The Cup Espresso Cafe
Pearl Street, Boulder
Try the nitro tap or the eight-hour Kyoto-style, which, co-owner Chris Ball says, is the bourbon of coffee: “I serve it in a rocks glass over ice without diluting it. It’s a very transparent way to show what the coffee has to offer.”
Novo pours its 24-hour brew from a nitrogen tap for a “nice, creamy mouthfeel,” founder Jake Brodsky says.
The Point Cafe
The Hill, Boulder
Method Roasters offers pre-brewed coffee straight from its roasting facility. “There’s no oxygen inside those kegs, so it’s not going stale,” says manager Jared Cate, who then “cranks the nitrogen way up for the full Guinness effect.”
SloHi Coffee Co.
Sloan’s Lake/ West Highland
Co-owner Shawn Cullingford, the most conservative of nitro-tappers, applies just enough gas to propel the coffee. He’s less concerned about creating a cascade effect, as that was “doing some weird things to the flavor.”

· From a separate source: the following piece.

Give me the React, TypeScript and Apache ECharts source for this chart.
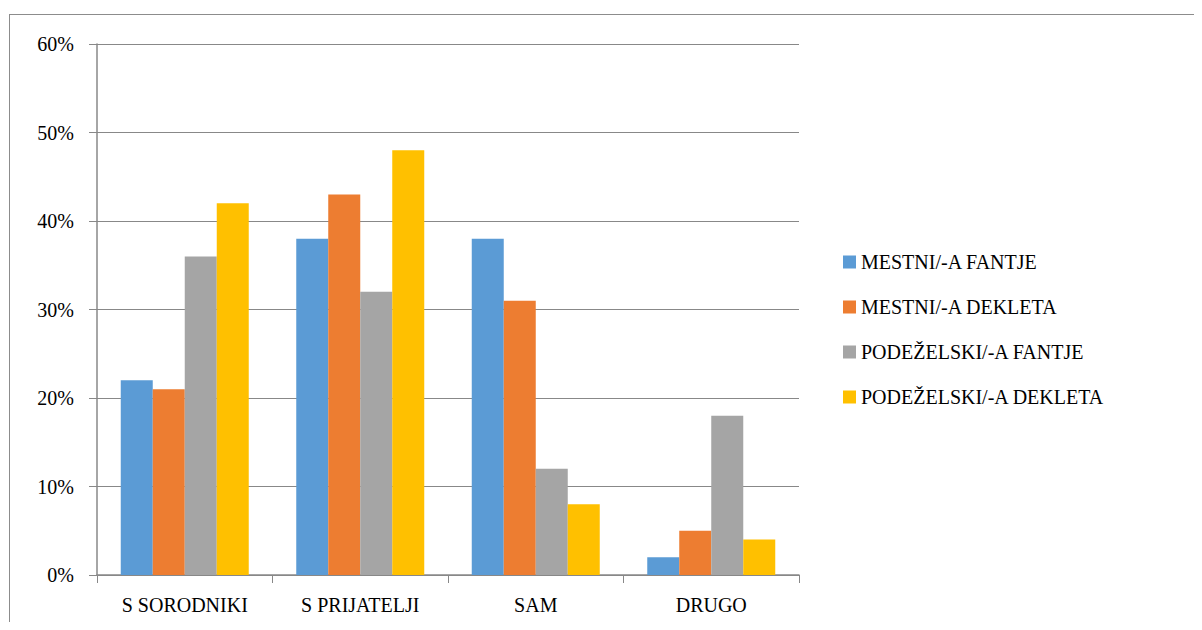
import React, { useEffect, useRef } from "react";
import * as echarts from "echarts";

const categories = ["S SORODNIKI", "S PRIJATELJI", "SAM", "DRUGO"];
const seriesNames = ["MESTNI/-A FANTJE", "MESTNI/-A DEKLETA", "PODEŽELSKI/-A FANTJE", "PODEŽELSKI/-A DEKLETA"];
const mestniFantje = [22, 38, 38, 2];
const mestniDekleta = [21, 43, 31, 5];
const podezelskiFantje = [36, 32, 12, 18];
const podezelskiDekleta = [42, 48, 8, 4];
const colors = ["#5B9BD5", "#ED7D31", "#A5A5A5", "#FFC000"];

export default function App() {
  const ref = useRef<HTMLDivElement>(null);
  useEffect(() => {
    const chart = echarts.init(ref.current!, null, { renderer: "svg" });
    const data = [mestniFantje, mestniDekleta, podezelskiFantje, podezelskiDekleta];
    chart.setOption({
      animation: false,
      grid: { left: 97, right: 403, top: 44, bottom: 55 },
      legend: {
        orient: "vertical",
        left: 838,
        top: 247,
        itemWidth: 13,
        itemHeight: 13,
        itemGap: 25,
        icon: "rect",
        textStyle: { fontFamily: "Liberation Serif", fontSize: 20, color: "#000" },
        data: seriesNames,
      },
      xAxis: {
        type: "category",
        data: categories,
        axisLine: { lineStyle: { color: "#888", width: 1.5 } },
        axisTick: { show: true, length: 8, lineStyle: { color: "#888" } },
        axisLabel: { margin: 20, fontFamily: "Liberation Serif", fontSize: 20, color: "#000" },
      },
      yAxis: {
        type: "value",
        min: 0,
        max: 60,
        interval: 10,
        axisLine: { show: true, lineStyle: { color: "#888", width: 1.5 } },
        axisTick: { show: true, length: 8, lineStyle: { color: "#888" } },
        splitLine: { lineStyle: { color: "#888", width: 1.2 } },
        axisLabel: {
          margin: 23,
          fontFamily: "Liberation Serif",
          fontSize: 20,
          color: "#000",
          formatter: (v: number) => v + "%",
        },
      },
      series: seriesNames.map((name, i) => ({
        name,
        type: "bar",
        data: data[i],
        barWidth: 32,
        barGap: "0%",
        itemStyle: { color: colors[i] },
      })),
    });
    return () => chart.dispose();
  }, []);
  return (
    <div style={{ margin: -8, position: "relative", width: 1202, height: 630, overflow: "hidden", background: "#fff" }}>
      <div
        style={{
          position: "absolute",
          left: 9,
          top: 14,
          width: 1200,
          height: 620,
          border: "1.5px solid #8c8c8c",
          boxSizing: "border-box",
        }}
      />
      <div ref={ref} style={{ position: "absolute", left: 0, top: 0, width: 1202, height: 630 }} />
    </div>
  );
}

Sweet Bloom Coffee Roasters
Sweet Bloom owner Andy Sprenger pours his full-flavored 18-hour brew into glasses straight from the freezer. “The glass is kind of frosted, and that way ice doesn’t water down the coffee,” he says.
Corvus Coffee Roasters
“People in Denver like drinking beer,” says founder Phil Goodlaxson, who adds hops to his cold brew. “Now they don’t have to stop drinking foamy on-tap beverages at any point during the day.”
Fluid Coffee Bar
Owner Jeff Aitken uses his cold-brew concentrate in several different concoctions. “We have a drink we call the Rocks,” he says. “It’s just two ounces of concentrate over ice. You can drink it over time, and as the ice melts and slowly dilutes, different flavors and nuances come out.”
“We tend to do our cold brews a little bit longer than most shops do,” co-owner Douglas Naiman says. He also uses a heavier nitro froth to create his full-bodied cold brew.
Metropolis pours 18-plus-hour, Kyoto-style brews. “You get a really awesome, crisp, articulated iced coffee,” says Miguel Vicuna, general manager and director of coffee education.